⟨

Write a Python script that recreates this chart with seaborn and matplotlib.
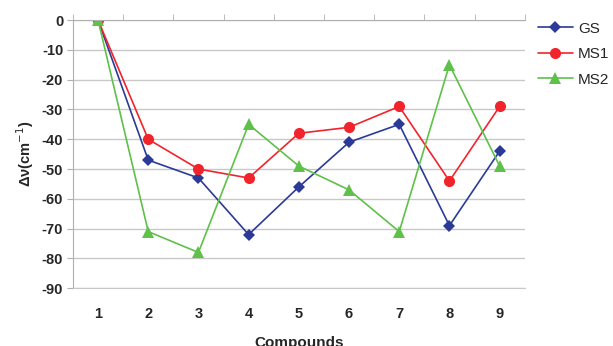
import numpy as np
import pandas as pd
import matplotlib
matplotlib.use('Agg')
import matplotlib.pyplot as plt
import seaborn as sns

# values
compounds = ['1', '2', '3', '4', '5', '6', '7', '8', '9']
gs = [0, -47, -53, -72, -56, -41, -35, -69, -44]
ms1 = [0, -40, -50, -53, -38, -36, -29, -54, -29]
ms2 = [0, -71, -78, -35, -49, -57, -71, -15, -49]
series_names = ['GS', 'MS1', 'MS2']
y_ticks = [0, -10, -20, -30, -40, -50, -60, -70, -80, -90]

palette = {'GS': '#2B3A97', 'MS1': '#F2242B', 'MS2': '#5FC04A'}
markers = {'GS': 'D', 'MS1': 'o', 'MS2': '^'}
msize = {'GS': 6.5, 'MS1': 8, 'MS2': 8.5}

df = pd.concat([
    pd.DataFrame({'pos': np.arange(len(compounds)), 'val': vals, 'series': name})
    for name, vals in zip(series_names, [gs, ms1, ms2])
], ignore_index=True)

sns.set_style('white')
plt.rcParams['font.family'] = ['Liberation Sans', 'DejaVu Sans']

fig = plt.figure(figsize=(6.13, 3.46), dpi=100)
ax = fig.add_axes([0.119, 0.167, 0.737, 0.775])

for name in series_names:
    sub = df[df['series'] == name]
    sns.lineplot(data=sub, x='pos', y='val', ax=ax, color=palette[name],
                 marker=markers[name], markersize=msize[name], markeredgewidth=0,
                 linewidth=1.2, label=name)

ax.set_xlim(-0.5, len(compounds) - 0.5)
ax.set_ylim(-90, 0)
ax.set_yticks(y_ticks)
ax.set_yticklabels([str(t) for t in y_ticks], fontsize=10.5, fontweight='bold')
ax.set_xticks(np.arange(len(compounds)))
ax.set_xticklabels(compounds, fontsize=10.5, fontweight='bold')
ax.set_xticks(np.arange(-0.5, len(compounds)), minor=True)

ax.yaxis.grid(True, color='#C8C8C8', linewidth=1.0)
ax.xaxis.grid(False)
ax.set_axisbelow(True)

ax.spines['right'].set_visible(False)
ax.spines['bottom'].set_color('#C8C8C8')
ax.spines['left'].set_color('#B0B0B0')
ax.spines['top'].set_color('#B0B0B0')

ax.tick_params(axis='y', which='major', left=True, direction='out', length=4,
               color='#B0B0B0', pad=3)
ax.tick_params(axis='x', which='major', bottom=False, top=False, pad=10)
ax.tick_params(axis='x', which='minor', top=True, bottom=False, direction='out',
               length=4, color='#B0B0B0')

ax.set_xlabel('Compounds', fontsize=11, fontweight='bold', labelpad=11)
ax.set_ylabel('Δν(cm$^{-1}$)', fontsize=10.5, fontweight='bold', labelpad=4)

ax.legend(loc='upper left', bbox_to_anchor=(0.877, 0.937), bbox_transform=fig.transFigure,
          frameon=False, fontsize=11, handlelength=2.3, labelspacing=0.75,
          handletextpad=0.35, borderpad=0, borderaxespad=0)

fig.savefig('out.png', dpi=100)
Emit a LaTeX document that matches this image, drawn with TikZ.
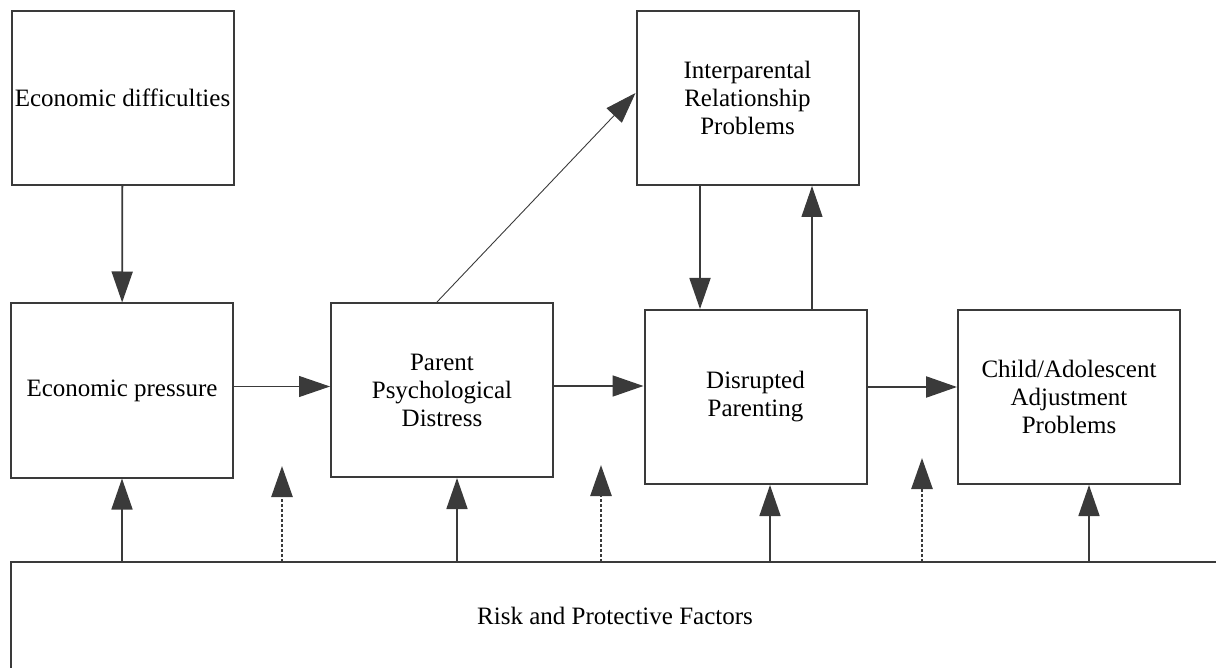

⟩

| Written request |
Make an exact copy of the whole listing, but don't bring over any pictures.

| Response to the exercise |
Write a Python script that recreates this chart with seaborn and matplotlib.
import numpy as np
import pandas as pd
import matplotlib
matplotlib.use('Agg')
import matplotlib.pyplot as plt
import seaborn as sns

# values
compounds = ['1', '2', '3', '4', '5', '6', '7', '8', '9']
gs = [0, -47, -53, -72, -56, -41, -35, -69, -44]
ms1 = [0, -40, -50, -53, -38, -36, -29, -54, -29]
ms2 = [0, -71, -78, -35, -49, -57, -71, -15, -49]
series_names = ['GS', 'MS1', 'MS2']
y_ticks = [0, -10, -20, -30, -40, -50, -60, -70, -80, -90]

palette = {'GS': '#2B3A97', 'MS1': '#F2242B', 'MS2': '#5FC04A'}
markers = {'GS': 'D', 'MS1': 'o', 'MS2': '^'}
msize = {'GS': 6.5, 'MS1': 8, 'MS2': 8.5}

df = pd.concat([
    pd.DataFrame({'pos': np.arange(len(compounds)), 'val': vals, 'series': name})
    for name, vals in zip(series_names, [gs, ms1, ms2])
], ignore_index=True)

sns.set_style('white')
plt.rcParams['font.family'] = ['Liberation Sans', 'DejaVu Sans']

fig = plt.figure(figsize=(6.13, 3.46), dpi=100)
ax = fig.add_axes([0.119, 0.167, 0.737, 0.775])

for name in series_names:
    sub = df[df['series'] == name]
    sns.lineplot(data=sub, x='pos', y='val', ax=ax, color=palette[name],
                 marker=markers[name], markersize=msize[name], markeredgewidth=0,
                 linewidth=1.2, label=name)

ax.set_xlim(-0.5, len(compounds) - 0.5)
ax.set_ylim(-90, 0)
ax.set_yticks(y_ticks)
ax.set_yticklabels([str(t) for t in y_ticks], fontsize=10.5, fontweight='bold')
ax.set_xticks(np.arange(len(compounds)))
ax.set_xticklabels(compounds, fontsize=10.5, fontweight='bold')
ax.set_xticks(np.arange(-0.5, len(compounds)), minor=True)

ax.yaxis.grid(True, color='#C8C8C8', linewidth=1.0)
ax.xaxis.grid(False)
ax.set_axisbelow(True)

ax.spines['right'].set_visible(False)
ax.spines['bottom'].set_color('#C8C8C8')
ax.spines['left'].set_color('#B0B0B0')
ax.spines['top'].set_color('#B0B0B0')

ax.tick_params(axis='y', which='major', left=True, direction='out', length=4,
               color='#B0B0B0', pad=3)
ax.tick_params(axis='x', which='major', bottom=False, top=False, pad=10)
ax.tick_params(axis='x', which='minor', top=True, bottom=False, direction='out',
               length=4, color='#B0B0B0')

ax.set_xlabel('Compounds', fontsize=11, fontweight='bold', labelpad=11)
ax.set_ylabel('Δν(cm$^{-1}$)', fontsize=10.5, fontweight='bold', labelpad=4)

ax.legend(loc='upper left', bbox_to_anchor=(0.877, 0.937), bbox_transform=fig.transFigure,
          frameon=False, fontsize=11, handlelength=2.3, labelspacing=0.75,
          handletextpad=0.35, borderpad=0, borderaxespad=0)

fig.savefig('out.png', dpi=100)
Emit a LaTeX document that matches this image, drawn with TikZ.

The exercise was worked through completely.